Friday, April 1, 2011

Skeletons in the Gay Closet

In response to an article I read on recently--about how circumstances for gay men don't always get better once we graduate from high school, as projected by Dan Savage's "It Gets Better" Project--was this comment from Daniel S. in New Hope, PA:

Being gay in America is kind of like a layer of Hell wherein we are forced to live in high school for our entire lives. I am very much in agreement with David [Michael Connor in his March 23rd commentary titled "The Trouble with Happy Endings"]. No, it does NOT always "get better". In many ways I understand and sympathize with the lost souls who seek out the Ex-Gay movement because they can no longer endure our shallow and superficial "gay community" with it's body obsession, adolescent fixation with pop culture, and tendency to prize bitchiness as a virtue.

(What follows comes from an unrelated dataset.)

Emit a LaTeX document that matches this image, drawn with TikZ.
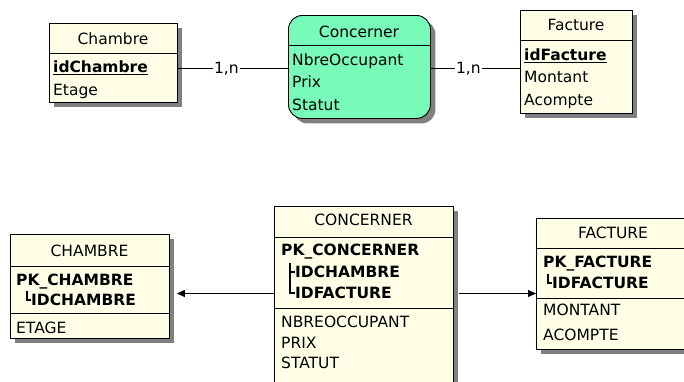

While I do not believe that I can ever be "cured" of being gay, I have in recent years come to genuinely despise "gay culture". As a less than physically-perfect man in my late-30's, I am not really welcome in it. Truthfully, I have a lot of pity for gay kids because they really do not have a lot to look forward to. The bullying they get now from straights will be coming from gays later. Unless of course they grow up to be very hot.

What impressed me about this comment is how packed it is with stuff about our gay culture that should be unacceptable to us.      

Let what you read here sit with you for a while.  Then I encourage you to do something to help make being gay a little easier for someone else.  Often, all that's needed is an attitude shift.